What the exercise asks:
Leave out the pictures, and write out exactly the lines from the beginning of the material to the line holding "const px = x => x / W, py = y => 1 - y / H;", that line included, and nothing else.

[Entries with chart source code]
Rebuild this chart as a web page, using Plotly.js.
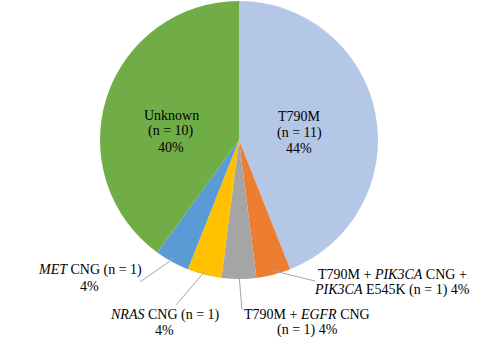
<!DOCTYPE html>
<html>
<head>
<meta charset="utf-8">
<script src="https://cdn.plot.ly/plotly-3.0.1.min.js"></script>
<style>html,body{margin:0;padding:0;background:#fff;}#chart{width:480px;height:363px;}</style>
</head>
<body>
<div id="chart"></div>
<script>
// ---- data ----
const categories = ['T790M', 'T790M + <i>PIK3CA</i> CNG + <i>PIK3CA</i> E545K', 'T790M + <i>EGFR</i> CNG', '<i>NRAS</i> CNG', '<i>MET</i> CNG', 'Unknown'];
const counts = [11, 1, 1, 1, 1, 10];
const labelTemplates = [
  'T790M<br>(n = {n})<br>{p}',
  'T790M + <i>PIK3CA</i> CNG +<br><i>PIK3CA</i> E545K (n = {n}) {p}',
  'T790M + <i>EGFR</i> CNG<br>(n = {n}) {p}',
  '<i>NRAS</i> CNG (n = {n})<br>{p}',
  '<i>MET</i> CNG (n = {n})<br>{p}',
  'Unknown<br>(n = {n})<br>{p}'
];
const colors = ['#b4c7e7', '#ed7d31', '#a5a5a5', '#ffc000', '#5b9bd5', '#70ad47'];

// ---- layout config (pixels) ----
const W = 480, H = 363;
const cx = 239, cy = 140, R = 139;
const lineGap = 16;
const labelPos = [[299, 132.5], [392, 282], [307, 322], [164.5, 322.5], [89.5, 278], [171, 131]];
const leaderEnd = [null, [315, 281], [242, 310], [176, 305], [140, 282], null];

const total = counts.reduce((a, b) => a + b, 0);
const px = x => x / W, py = y => 1 - y / H;

const annotations = [];
const shapes = [];
let cum = 0;
counts.forEach((c, i) => {
  const mid = (cum + c / 2) / total * 2 * Math.PI;
  cum += c;
  const pct = Math.round(100 * c / total) + '%';
  const lines = labelTemplates[i].replace('{n}', c).replace('{p}', pct).split('<br>');
  lines.forEach((ln, k) => {
    const y = labelPos[i][1] + (k - (lines.length - 1) / 2) * lineGap;
    annotations.push({
      x: px(labelPos[i][0]), y: py(y), xref: 'paper', yref: 'paper',
      text: ln, showarrow: false, xanchor: 'center', yanchor: 'middle', align: 'center',
      font: {family: 'Liberation Serif', size: 14, color: '#000'}
    });
  });
  if (leaderEnd[i]) {
    const sx = cx + 0.97 * R * Math.sin(mid), sy = cy - 0.97 * R * Math.cos(mid);
    shapes.push({type: 'line', xref: 'paper', yref: 'paper',
      x0: px(sx), y0: py(sy), x1: px(leaderEnd[i][0]), y1: py(leaderEnd[i][1]),
      line: {color: '#a6a6a6', width: 1}});
  }
});

const trace = {
  type: 'pie', labels: categories, values: counts, sort: false, direction: 'clockwise', rotation: 0,
  marker: {colors: colors, line: {width: 0}}, textinfo: 'none', hoverinfo: 'label+value+percent',
  domain: {x: [(cx - R) / W, (cx + R) / W], y: [1 - (cy + R) / H, 1 - (cy - R) / H]},
  showlegend: false
};

Plotly.newPlot('chart', [trace], {
  width: W, height: H, margin: {l: 0, r: 0, t: 0, b: 0},
  paper_bgcolor: '#fff', plot_bgcolor: '#fff', showlegend: false,
  annotations: annotations, shapes: shapes
}, {displayModeBar: false, staticPlot: true});
</script>
</body>
</html>
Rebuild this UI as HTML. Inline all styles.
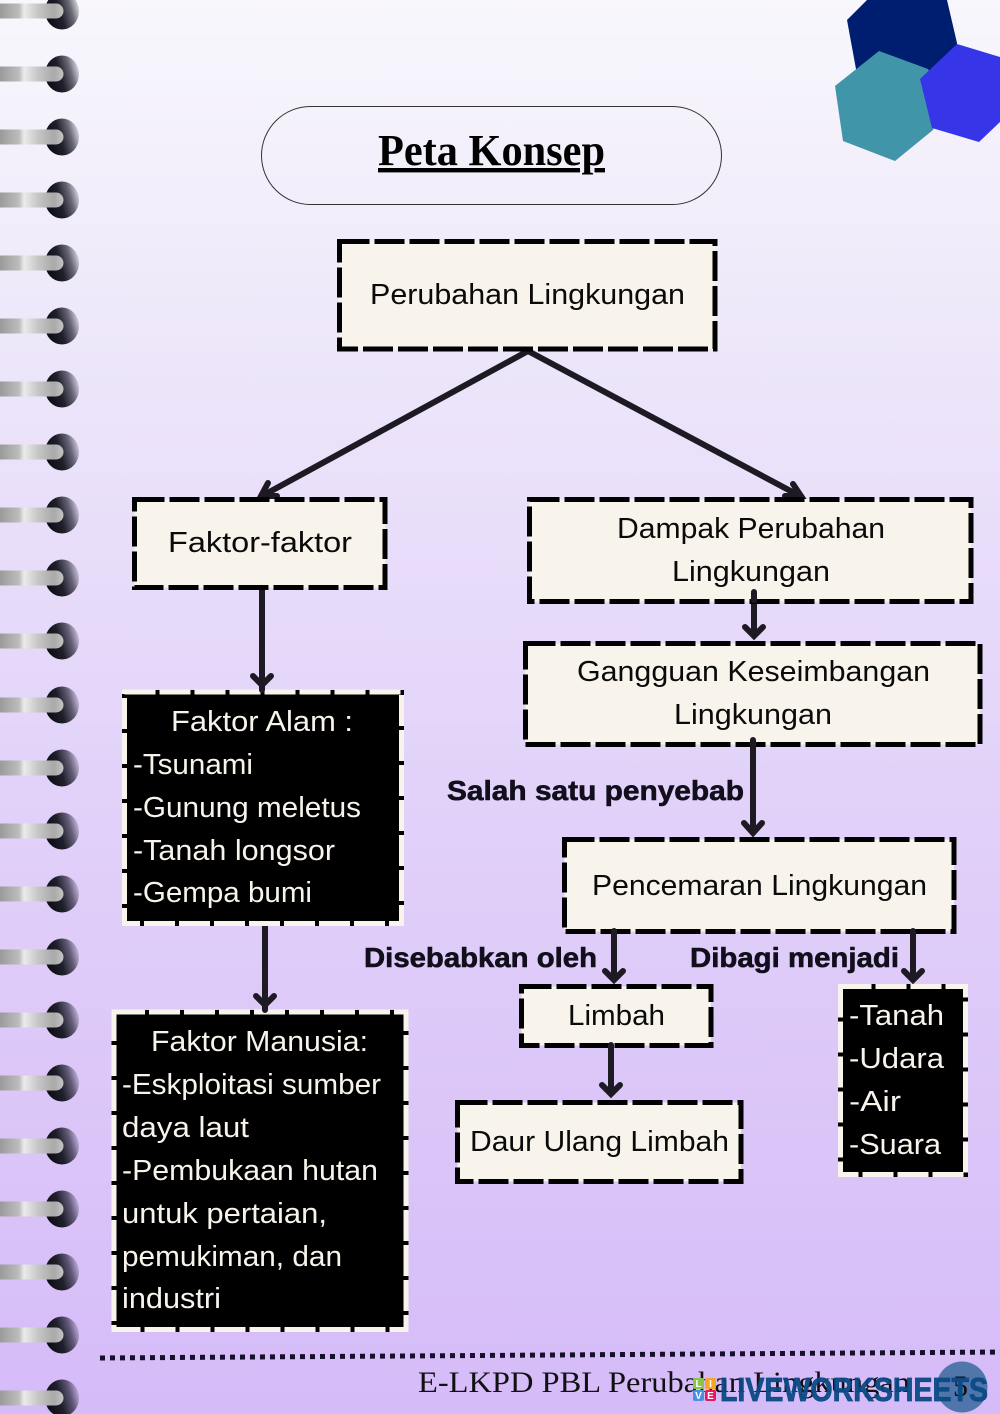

Expected output:
Rebuild this chart as a web page, using Plotly.js.
<!DOCTYPE html>
<html>
<head>
<meta charset="utf-8">
<script src="https://cdn.plot.ly/plotly-3.0.1.min.js"></script>
<style>html,body{margin:0;padding:0;background:#fff;}#chart{width:480px;height:363px;}</style>
</head>
<body>
<div id="chart"></div>
<script>
// ---- data ----
const categories = ['T790M', 'T790M + <i>PIK3CA</i> CNG + <i>PIK3CA</i> E545K', 'T790M + <i>EGFR</i> CNG', '<i>NRAS</i> CNG', '<i>MET</i> CNG', 'Unknown'];
const counts = [11, 1, 1, 1, 1, 10];
const labelTemplates = [
  'T790M<br>(n = {n})<br>{p}',
  'T790M + <i>PIK3CA</i> CNG +<br><i>PIK3CA</i> E545K (n = {n}) {p}',
  'T790M + <i>EGFR</i> CNG<br>(n = {n}) {p}',
  '<i>NRAS</i> CNG (n = {n})<br>{p}',
  '<i>MET</i> CNG (n = {n})<br>{p}',
  'Unknown<br>(n = {n})<br>{p}'
];
const colors = ['#b4c7e7', '#ed7d31', '#a5a5a5', '#ffc000', '#5b9bd5', '#70ad47'];

// ---- layout config (pixels) ----
const W = 480, H = 363;
const cx = 239, cy = 140, R = 139;
const lineGap = 16;
const labelPos = [[299, 132.5], [392, 282], [307, 322], [164.5, 322.5], [89.5, 278], [171, 131]];
const leaderEnd = [null, [315, 281], [242, 310], [176, 305], [140, 282], null];

const total = counts.reduce((a, b) => a + b, 0);
const px = x => x / W, py = y => 1 - y / H;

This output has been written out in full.